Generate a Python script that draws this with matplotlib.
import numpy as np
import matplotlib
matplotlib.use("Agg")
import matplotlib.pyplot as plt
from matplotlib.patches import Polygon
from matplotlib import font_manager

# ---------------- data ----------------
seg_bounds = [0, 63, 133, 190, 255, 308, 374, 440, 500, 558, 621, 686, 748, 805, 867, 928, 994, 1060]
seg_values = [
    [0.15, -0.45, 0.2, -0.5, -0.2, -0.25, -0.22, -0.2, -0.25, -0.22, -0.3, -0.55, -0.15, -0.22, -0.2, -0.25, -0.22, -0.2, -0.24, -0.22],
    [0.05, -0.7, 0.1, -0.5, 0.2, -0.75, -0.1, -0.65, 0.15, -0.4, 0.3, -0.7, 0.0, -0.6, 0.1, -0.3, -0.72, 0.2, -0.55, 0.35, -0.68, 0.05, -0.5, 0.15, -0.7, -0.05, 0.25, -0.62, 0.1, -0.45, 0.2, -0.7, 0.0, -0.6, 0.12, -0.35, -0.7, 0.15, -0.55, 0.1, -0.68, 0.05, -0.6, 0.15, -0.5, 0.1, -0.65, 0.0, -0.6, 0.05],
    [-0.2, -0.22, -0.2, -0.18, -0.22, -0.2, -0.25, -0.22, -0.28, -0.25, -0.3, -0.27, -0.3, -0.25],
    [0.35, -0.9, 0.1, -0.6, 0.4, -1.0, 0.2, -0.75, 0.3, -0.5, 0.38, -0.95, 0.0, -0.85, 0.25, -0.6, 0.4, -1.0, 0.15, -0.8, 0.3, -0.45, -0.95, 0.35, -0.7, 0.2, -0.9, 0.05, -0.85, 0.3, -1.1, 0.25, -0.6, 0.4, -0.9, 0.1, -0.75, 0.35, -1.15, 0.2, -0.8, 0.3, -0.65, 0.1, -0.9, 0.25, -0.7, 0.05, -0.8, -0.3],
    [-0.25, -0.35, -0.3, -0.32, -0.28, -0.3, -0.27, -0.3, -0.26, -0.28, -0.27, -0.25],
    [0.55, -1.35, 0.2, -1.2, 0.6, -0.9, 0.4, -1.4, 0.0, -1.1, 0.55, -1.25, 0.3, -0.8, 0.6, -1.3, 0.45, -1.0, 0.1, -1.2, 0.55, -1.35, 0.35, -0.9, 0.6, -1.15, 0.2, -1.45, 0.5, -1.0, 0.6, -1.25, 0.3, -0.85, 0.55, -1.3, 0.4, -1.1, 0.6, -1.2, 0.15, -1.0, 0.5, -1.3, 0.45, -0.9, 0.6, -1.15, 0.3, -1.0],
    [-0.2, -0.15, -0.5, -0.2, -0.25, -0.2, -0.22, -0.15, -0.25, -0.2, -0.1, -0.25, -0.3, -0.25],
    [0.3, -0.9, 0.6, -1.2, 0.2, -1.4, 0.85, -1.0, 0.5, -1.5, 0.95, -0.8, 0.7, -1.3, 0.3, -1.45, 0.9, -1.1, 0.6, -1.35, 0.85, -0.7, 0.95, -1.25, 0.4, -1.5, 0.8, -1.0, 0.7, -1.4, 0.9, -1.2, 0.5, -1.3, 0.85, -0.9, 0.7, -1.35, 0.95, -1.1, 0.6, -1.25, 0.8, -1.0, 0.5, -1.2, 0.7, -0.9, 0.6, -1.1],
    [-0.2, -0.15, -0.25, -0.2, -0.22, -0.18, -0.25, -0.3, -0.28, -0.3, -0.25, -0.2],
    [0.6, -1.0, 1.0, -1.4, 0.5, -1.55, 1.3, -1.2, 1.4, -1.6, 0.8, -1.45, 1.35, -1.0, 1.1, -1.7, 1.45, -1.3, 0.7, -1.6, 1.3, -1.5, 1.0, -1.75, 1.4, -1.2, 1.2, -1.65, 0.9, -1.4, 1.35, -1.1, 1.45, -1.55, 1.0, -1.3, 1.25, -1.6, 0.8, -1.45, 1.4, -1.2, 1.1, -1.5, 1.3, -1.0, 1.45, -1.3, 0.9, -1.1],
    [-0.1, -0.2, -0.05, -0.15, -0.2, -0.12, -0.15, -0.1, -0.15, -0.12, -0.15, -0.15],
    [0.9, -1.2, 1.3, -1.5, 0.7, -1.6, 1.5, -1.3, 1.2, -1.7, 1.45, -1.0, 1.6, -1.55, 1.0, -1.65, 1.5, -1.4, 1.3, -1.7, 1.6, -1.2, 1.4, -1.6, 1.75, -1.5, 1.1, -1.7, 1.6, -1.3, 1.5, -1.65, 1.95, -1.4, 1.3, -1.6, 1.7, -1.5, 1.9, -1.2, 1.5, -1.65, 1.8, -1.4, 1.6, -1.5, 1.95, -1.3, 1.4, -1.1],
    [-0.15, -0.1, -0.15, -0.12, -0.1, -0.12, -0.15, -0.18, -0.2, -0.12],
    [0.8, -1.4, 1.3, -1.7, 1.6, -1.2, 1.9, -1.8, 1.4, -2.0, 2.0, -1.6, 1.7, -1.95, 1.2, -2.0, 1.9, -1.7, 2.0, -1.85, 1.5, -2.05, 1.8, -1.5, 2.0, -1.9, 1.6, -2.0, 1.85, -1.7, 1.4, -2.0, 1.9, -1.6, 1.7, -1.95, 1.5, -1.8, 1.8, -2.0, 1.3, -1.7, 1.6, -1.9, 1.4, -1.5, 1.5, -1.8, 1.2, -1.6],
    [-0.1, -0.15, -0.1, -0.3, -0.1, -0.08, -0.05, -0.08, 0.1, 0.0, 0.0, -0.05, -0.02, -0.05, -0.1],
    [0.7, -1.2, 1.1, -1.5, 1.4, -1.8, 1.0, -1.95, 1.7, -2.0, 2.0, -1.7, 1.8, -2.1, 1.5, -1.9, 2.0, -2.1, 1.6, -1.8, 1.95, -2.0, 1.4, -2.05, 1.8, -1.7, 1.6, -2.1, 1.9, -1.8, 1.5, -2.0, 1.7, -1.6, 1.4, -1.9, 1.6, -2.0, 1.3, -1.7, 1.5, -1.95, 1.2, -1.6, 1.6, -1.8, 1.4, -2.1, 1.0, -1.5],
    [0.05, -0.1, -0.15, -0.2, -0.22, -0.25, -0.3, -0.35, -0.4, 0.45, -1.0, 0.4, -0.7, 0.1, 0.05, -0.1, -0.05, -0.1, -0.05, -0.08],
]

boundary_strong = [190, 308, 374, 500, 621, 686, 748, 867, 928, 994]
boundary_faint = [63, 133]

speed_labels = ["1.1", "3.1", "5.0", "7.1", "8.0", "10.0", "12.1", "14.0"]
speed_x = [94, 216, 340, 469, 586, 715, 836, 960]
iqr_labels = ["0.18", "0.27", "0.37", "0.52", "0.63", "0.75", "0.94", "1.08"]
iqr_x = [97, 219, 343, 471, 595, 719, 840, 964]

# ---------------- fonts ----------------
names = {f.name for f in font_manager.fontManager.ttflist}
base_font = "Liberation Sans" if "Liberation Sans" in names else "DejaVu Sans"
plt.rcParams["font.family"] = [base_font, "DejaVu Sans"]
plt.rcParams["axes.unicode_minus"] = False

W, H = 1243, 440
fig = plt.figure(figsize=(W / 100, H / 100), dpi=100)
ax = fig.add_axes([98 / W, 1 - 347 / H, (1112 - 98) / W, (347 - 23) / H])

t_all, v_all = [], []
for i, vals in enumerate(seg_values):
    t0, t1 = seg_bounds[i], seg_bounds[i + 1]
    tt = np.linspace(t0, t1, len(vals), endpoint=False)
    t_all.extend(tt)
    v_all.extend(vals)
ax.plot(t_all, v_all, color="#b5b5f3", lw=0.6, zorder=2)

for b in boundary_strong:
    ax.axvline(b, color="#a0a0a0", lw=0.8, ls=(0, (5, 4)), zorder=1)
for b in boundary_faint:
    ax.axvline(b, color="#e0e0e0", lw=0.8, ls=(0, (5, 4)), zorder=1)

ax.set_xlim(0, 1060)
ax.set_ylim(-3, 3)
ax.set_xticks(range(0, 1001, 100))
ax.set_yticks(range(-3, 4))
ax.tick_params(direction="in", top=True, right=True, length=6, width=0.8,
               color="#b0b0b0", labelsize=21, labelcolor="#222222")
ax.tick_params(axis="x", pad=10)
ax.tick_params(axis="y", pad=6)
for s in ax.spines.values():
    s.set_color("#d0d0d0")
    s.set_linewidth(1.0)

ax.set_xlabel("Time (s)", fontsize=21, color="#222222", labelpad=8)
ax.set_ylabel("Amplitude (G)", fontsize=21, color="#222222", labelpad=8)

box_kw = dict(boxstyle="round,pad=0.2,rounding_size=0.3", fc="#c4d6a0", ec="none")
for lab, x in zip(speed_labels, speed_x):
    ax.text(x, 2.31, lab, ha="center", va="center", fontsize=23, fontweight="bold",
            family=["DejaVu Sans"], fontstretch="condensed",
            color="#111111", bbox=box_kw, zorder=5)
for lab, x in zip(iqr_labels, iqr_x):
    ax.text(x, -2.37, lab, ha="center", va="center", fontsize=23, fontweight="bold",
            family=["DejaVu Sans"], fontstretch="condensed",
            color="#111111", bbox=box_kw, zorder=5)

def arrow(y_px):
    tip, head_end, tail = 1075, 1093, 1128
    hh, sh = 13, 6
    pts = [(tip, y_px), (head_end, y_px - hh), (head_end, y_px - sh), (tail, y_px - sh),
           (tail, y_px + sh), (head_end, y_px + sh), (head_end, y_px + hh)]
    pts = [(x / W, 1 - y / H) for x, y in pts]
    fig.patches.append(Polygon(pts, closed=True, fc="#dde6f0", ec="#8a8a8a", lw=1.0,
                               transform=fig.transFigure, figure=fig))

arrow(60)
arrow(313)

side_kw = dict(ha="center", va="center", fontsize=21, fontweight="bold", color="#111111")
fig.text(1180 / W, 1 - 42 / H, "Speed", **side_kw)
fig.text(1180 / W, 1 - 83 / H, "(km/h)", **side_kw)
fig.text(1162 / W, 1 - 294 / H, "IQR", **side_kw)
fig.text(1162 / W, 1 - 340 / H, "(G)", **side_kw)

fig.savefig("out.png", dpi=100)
...
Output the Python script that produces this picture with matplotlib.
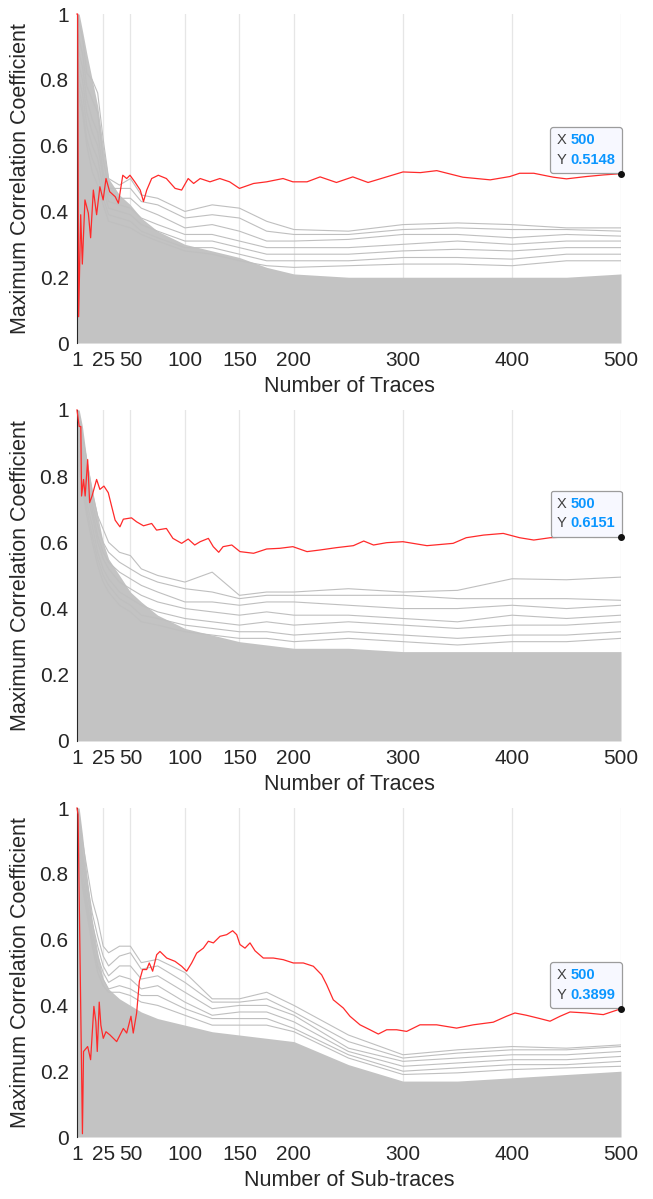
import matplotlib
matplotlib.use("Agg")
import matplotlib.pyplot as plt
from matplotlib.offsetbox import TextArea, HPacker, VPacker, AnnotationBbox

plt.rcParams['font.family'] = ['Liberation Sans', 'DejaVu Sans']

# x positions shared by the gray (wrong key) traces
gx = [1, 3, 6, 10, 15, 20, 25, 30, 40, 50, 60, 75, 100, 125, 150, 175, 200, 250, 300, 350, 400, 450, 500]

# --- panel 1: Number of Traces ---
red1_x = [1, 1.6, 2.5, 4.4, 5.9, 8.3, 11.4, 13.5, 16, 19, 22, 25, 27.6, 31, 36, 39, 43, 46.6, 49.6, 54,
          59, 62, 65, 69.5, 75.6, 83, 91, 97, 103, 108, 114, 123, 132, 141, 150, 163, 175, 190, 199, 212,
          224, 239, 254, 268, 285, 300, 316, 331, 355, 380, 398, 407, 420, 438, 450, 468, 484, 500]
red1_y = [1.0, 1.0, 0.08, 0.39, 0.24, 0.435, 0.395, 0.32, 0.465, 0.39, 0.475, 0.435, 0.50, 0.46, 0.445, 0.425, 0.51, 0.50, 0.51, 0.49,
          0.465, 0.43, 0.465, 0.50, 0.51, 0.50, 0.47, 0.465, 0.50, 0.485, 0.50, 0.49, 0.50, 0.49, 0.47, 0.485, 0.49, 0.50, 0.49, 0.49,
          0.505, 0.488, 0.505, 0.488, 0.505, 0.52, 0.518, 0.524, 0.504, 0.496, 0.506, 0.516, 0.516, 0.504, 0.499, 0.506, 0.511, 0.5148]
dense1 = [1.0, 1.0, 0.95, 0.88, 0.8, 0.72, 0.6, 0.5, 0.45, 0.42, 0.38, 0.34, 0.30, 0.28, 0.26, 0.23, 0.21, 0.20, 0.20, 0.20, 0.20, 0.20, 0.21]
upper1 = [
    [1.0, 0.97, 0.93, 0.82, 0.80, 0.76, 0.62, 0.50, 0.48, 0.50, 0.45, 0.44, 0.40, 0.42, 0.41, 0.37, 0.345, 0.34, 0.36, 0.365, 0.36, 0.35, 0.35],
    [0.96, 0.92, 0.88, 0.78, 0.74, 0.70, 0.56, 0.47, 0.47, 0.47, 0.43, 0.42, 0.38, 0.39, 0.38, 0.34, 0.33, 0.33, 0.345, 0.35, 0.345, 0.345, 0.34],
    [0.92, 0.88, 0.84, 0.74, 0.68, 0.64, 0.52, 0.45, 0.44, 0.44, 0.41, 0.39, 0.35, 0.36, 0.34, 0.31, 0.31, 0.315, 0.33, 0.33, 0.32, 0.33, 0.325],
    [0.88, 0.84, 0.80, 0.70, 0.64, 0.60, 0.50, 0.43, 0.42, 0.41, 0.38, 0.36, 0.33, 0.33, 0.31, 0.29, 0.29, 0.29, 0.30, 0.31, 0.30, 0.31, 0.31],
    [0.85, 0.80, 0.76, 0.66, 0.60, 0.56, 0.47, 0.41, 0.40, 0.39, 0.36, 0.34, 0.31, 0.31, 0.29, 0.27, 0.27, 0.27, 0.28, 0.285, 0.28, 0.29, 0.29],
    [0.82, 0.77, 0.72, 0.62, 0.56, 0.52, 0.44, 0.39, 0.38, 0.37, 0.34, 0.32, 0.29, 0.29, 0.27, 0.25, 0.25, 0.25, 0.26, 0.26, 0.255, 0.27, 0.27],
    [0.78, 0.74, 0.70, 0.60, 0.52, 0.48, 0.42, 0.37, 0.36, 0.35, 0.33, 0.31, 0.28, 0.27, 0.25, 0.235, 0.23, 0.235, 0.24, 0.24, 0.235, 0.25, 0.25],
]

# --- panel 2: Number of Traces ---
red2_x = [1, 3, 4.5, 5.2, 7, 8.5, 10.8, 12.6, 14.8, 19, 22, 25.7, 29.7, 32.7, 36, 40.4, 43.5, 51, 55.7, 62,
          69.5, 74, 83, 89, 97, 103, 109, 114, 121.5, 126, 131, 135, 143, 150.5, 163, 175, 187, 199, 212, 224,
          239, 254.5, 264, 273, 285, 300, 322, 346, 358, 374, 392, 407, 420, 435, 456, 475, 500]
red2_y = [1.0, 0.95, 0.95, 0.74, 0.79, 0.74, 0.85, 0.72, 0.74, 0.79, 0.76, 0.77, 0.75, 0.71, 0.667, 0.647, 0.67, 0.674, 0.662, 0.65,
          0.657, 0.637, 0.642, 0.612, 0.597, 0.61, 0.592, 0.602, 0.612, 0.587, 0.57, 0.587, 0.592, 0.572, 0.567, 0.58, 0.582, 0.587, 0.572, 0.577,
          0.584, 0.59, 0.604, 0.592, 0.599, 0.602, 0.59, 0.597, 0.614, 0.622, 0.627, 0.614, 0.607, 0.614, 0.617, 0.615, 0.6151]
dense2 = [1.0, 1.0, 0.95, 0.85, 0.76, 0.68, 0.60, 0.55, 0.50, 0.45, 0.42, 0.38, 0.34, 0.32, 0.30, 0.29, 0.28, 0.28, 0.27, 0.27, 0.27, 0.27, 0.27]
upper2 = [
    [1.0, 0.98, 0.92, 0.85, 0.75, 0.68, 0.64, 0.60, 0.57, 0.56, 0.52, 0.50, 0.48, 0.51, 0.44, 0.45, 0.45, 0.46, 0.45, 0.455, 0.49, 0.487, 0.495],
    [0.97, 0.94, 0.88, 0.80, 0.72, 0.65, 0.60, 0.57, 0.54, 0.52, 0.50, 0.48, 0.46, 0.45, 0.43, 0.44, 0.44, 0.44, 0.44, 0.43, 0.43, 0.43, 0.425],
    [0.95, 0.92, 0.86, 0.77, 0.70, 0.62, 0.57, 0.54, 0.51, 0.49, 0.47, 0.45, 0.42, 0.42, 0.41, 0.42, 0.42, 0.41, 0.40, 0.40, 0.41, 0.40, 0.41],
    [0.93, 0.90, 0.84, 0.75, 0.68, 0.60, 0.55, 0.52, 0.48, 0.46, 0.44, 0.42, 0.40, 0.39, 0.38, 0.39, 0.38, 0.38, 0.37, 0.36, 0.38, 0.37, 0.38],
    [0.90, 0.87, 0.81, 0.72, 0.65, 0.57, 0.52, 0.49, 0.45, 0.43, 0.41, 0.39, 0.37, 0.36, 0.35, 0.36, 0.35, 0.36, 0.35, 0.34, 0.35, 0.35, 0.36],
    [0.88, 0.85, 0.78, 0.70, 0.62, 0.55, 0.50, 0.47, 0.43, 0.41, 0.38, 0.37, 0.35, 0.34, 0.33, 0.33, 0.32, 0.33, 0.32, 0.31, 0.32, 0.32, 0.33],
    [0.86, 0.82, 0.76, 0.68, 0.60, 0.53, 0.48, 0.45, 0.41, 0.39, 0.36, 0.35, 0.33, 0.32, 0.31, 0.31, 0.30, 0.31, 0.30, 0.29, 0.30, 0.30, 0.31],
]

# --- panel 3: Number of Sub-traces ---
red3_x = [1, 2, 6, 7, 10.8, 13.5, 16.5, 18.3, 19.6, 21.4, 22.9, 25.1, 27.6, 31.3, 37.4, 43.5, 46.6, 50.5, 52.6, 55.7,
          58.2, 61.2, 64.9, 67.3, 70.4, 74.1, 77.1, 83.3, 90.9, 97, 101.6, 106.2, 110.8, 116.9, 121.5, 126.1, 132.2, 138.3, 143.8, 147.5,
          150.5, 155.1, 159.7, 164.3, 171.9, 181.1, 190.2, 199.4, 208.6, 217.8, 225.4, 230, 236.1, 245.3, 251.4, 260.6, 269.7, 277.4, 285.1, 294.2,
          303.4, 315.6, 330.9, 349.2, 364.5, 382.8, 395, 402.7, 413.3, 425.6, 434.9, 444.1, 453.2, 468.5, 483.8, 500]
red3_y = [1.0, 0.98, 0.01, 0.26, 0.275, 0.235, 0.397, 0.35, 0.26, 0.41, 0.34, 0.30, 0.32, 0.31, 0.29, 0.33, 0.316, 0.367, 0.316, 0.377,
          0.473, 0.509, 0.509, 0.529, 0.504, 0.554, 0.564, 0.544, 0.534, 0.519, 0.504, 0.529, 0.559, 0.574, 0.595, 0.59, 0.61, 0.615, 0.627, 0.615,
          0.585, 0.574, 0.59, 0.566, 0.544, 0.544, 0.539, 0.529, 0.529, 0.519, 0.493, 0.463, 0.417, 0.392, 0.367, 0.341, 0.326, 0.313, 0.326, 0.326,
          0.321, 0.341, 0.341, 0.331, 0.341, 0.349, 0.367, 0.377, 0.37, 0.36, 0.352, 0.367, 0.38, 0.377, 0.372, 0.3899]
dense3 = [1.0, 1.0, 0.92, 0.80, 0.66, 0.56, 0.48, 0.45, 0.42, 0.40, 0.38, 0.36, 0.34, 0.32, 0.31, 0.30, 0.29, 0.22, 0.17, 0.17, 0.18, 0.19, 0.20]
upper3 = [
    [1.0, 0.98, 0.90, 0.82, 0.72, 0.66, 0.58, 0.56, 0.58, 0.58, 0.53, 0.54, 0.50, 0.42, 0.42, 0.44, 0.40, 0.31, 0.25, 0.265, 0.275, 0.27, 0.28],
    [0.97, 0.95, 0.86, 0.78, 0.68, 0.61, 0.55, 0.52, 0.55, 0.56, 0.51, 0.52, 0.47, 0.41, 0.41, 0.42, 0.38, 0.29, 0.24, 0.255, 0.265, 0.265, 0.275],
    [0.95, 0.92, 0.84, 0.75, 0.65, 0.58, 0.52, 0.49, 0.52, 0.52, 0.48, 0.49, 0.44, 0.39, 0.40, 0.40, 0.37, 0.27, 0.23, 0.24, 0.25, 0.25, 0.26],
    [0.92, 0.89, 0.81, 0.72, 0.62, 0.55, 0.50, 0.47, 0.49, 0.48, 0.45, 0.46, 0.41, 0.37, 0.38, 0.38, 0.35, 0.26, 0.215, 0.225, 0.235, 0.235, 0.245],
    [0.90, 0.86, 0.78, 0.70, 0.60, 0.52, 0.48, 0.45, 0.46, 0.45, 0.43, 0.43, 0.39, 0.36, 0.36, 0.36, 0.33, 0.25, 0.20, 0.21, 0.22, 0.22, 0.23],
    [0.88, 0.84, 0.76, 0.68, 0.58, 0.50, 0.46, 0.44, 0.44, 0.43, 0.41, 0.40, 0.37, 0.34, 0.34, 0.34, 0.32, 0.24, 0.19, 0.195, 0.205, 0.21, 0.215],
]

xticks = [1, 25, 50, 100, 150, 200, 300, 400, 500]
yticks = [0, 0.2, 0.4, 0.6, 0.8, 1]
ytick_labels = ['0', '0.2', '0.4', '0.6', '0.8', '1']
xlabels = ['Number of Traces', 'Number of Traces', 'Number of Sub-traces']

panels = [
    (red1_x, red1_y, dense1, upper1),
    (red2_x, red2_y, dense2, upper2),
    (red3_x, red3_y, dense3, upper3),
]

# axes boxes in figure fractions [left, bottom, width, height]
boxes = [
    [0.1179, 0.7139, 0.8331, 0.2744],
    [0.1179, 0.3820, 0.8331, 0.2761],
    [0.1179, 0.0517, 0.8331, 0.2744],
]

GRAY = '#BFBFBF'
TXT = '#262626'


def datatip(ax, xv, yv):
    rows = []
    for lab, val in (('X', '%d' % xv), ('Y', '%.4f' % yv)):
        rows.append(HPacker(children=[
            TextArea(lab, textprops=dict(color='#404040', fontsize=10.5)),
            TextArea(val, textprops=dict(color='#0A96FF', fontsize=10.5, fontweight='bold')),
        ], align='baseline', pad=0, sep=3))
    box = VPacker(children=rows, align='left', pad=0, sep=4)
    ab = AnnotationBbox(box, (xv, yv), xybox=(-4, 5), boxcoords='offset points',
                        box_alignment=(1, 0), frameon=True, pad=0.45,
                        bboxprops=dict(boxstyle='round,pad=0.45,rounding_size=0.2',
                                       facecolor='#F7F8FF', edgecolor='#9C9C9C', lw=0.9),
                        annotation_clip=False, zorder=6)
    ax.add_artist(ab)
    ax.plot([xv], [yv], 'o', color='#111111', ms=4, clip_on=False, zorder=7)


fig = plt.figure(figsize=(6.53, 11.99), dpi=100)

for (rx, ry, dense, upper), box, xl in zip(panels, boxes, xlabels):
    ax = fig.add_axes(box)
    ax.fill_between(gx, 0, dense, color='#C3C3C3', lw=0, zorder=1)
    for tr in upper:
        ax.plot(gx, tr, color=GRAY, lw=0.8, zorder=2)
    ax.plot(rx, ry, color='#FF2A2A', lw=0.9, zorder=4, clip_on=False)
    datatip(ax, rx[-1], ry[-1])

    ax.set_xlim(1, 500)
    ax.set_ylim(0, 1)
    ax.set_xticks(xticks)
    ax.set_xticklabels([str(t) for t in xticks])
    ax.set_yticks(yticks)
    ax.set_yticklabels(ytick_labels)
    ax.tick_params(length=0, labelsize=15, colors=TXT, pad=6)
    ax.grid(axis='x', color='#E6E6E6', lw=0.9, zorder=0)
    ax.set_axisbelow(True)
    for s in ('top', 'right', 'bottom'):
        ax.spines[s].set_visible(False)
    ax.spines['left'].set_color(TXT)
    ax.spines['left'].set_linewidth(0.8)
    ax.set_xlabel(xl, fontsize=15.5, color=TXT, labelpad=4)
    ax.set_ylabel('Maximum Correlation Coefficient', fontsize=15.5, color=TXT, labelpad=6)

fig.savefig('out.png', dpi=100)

• EXERCISE TASK: From the line containing "Output the Python" through the line containing "400, 450, 500]", copy every line above exactly, without pictures.

• CORRECT OUTPUT:
Output the Python script that produces this picture with matplotlib.
import matplotlib
matplotlib.use("Agg")
import matplotlib.pyplot as plt
from matplotlib.offsetbox import TextArea, HPacker, VPacker, AnnotationBbox

plt.rcParams['font.family'] = ['Liberation Sans', 'DejaVu Sans']

# x positions shared by the gray (wrong key) traces
gx = [1, 3, 6, 10, 15, 20, 25, 30, 40, 50, 60, 75, 100, 125, 150, 175, 200, 250, 300, 350, 400, 450, 500]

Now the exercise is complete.